━━━━━ Data supplied
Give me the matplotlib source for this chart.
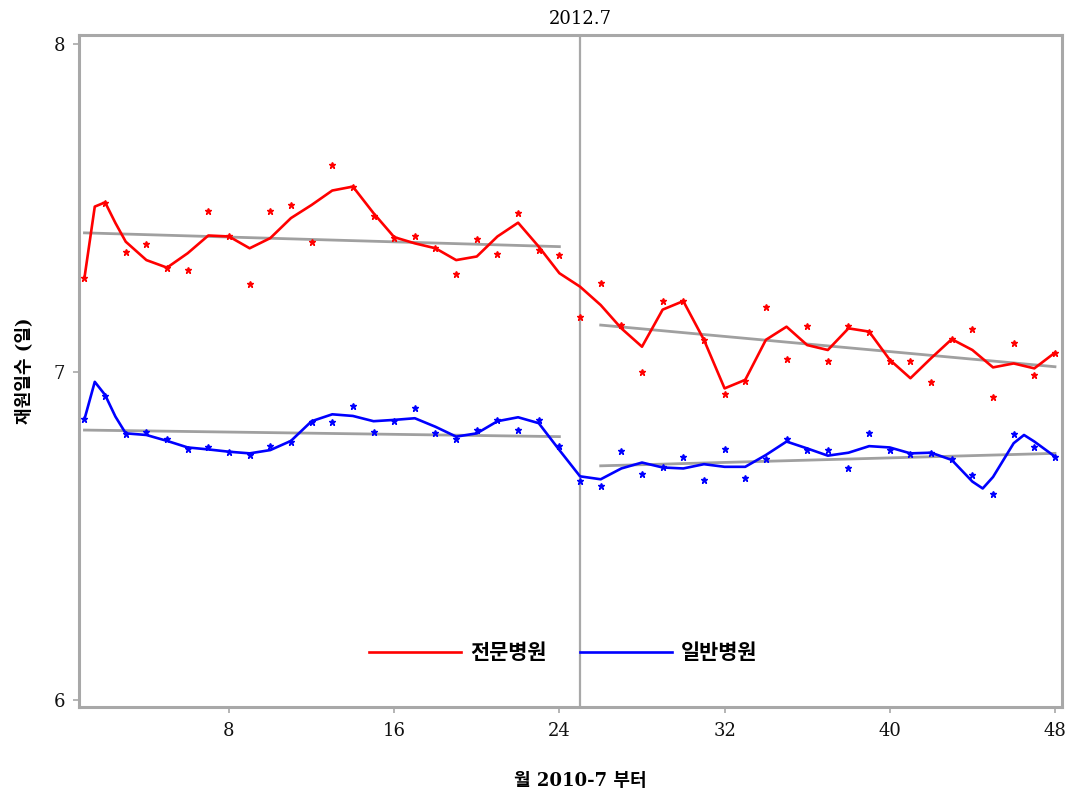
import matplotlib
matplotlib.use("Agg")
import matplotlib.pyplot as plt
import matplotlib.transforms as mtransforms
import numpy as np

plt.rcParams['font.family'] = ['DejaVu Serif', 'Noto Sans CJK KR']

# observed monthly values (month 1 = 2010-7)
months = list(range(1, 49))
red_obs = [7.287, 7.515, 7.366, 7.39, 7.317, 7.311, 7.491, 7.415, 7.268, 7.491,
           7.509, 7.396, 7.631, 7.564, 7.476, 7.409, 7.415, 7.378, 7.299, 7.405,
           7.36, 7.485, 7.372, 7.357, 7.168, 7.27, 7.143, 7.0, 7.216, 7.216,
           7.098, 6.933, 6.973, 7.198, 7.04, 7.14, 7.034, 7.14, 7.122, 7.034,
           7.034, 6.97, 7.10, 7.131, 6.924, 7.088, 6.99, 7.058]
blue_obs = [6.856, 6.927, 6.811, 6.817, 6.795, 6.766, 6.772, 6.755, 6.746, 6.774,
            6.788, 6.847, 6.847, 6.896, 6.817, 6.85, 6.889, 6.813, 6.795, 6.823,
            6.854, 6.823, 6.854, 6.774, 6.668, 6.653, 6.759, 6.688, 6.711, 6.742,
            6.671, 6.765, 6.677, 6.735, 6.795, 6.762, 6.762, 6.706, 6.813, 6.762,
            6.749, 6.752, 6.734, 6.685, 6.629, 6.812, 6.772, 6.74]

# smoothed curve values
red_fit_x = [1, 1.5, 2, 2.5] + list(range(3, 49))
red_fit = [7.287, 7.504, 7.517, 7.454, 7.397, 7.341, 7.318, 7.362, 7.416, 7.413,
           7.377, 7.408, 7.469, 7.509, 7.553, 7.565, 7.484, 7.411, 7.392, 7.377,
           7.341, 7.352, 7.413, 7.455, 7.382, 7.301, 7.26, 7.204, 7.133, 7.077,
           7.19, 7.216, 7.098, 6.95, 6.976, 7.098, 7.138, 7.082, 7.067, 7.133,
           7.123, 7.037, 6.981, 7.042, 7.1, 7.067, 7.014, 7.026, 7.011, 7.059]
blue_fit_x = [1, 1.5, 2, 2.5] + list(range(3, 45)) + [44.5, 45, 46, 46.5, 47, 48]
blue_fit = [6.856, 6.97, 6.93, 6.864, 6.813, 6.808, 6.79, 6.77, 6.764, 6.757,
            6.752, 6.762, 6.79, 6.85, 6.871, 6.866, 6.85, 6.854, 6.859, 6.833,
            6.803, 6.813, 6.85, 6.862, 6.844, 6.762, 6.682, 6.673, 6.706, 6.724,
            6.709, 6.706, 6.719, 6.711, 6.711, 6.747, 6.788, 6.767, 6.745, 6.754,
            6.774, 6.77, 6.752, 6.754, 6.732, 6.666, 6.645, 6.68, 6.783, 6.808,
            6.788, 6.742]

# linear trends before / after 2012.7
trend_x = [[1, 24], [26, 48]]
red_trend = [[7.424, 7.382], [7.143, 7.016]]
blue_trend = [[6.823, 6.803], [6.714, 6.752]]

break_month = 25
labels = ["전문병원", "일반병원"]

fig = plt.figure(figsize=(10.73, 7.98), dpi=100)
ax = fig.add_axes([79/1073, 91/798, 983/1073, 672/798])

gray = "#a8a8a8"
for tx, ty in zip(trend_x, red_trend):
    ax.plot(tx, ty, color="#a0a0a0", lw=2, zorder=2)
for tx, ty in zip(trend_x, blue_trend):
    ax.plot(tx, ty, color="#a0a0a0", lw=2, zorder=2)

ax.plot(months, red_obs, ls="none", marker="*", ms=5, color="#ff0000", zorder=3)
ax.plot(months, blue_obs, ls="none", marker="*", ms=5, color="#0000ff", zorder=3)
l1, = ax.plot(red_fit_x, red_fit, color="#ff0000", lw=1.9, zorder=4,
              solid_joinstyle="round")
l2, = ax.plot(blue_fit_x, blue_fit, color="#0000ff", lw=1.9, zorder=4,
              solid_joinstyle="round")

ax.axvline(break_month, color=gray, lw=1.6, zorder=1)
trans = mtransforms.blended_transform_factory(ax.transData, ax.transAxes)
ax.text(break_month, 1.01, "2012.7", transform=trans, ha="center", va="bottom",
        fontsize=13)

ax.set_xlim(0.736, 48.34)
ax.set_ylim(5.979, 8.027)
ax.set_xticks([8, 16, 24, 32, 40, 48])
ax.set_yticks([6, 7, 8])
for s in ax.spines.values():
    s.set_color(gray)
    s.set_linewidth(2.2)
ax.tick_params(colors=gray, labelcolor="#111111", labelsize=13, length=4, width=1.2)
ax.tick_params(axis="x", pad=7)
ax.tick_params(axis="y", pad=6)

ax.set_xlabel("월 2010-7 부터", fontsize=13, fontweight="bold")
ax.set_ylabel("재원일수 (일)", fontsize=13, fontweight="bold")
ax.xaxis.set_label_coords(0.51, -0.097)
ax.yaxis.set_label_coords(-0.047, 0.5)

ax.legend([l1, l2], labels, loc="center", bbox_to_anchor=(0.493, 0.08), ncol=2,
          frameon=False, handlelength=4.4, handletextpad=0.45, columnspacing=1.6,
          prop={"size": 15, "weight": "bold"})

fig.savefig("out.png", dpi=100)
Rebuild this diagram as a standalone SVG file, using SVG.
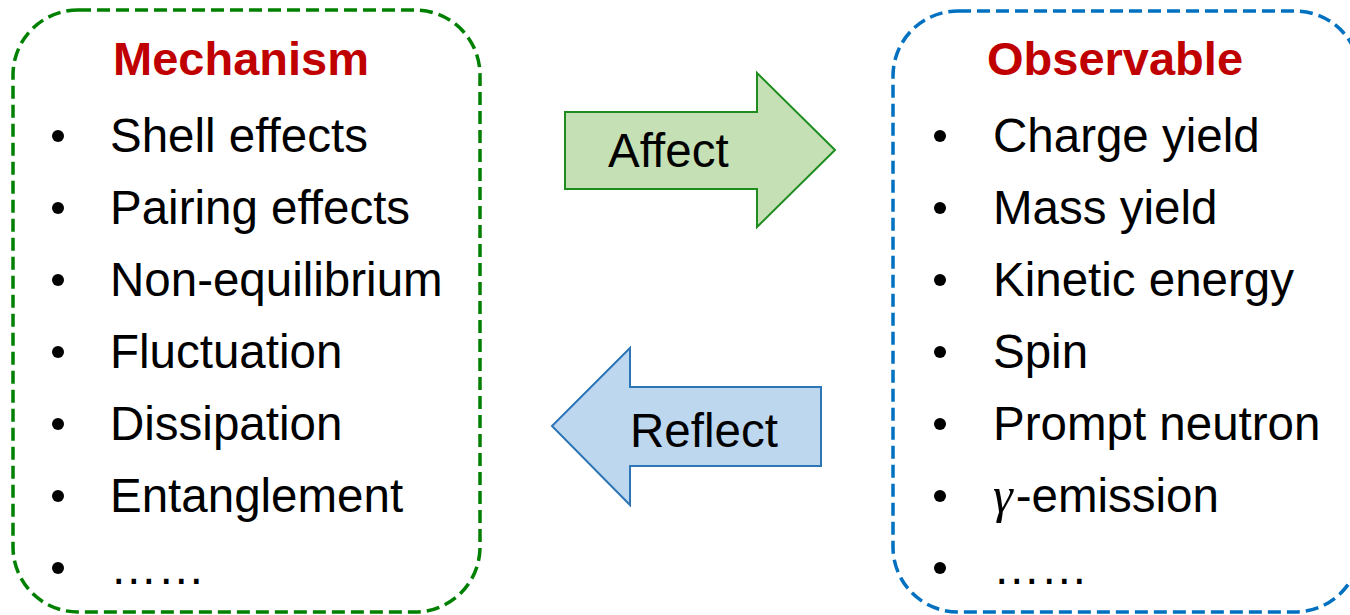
━━━━━━━━━━
What is needed — Begin at the first line of the entries above and return each line exactly, stopping after the line that contains "plt.rcParams['font.family'] = ['DejaVu". Pictures do not belong in the copy.

Output of the exercise —
Give me the matplotlib source for this chart.
import matplotlib
matplotlib.use("Agg")
import matplotlib.pyplot as plt
import matplotlib.transforms as mtransforms
import numpy as np

plt.rcParams['font.family'] = ['DejaVu Serif', 'Noto Sans CJK KR']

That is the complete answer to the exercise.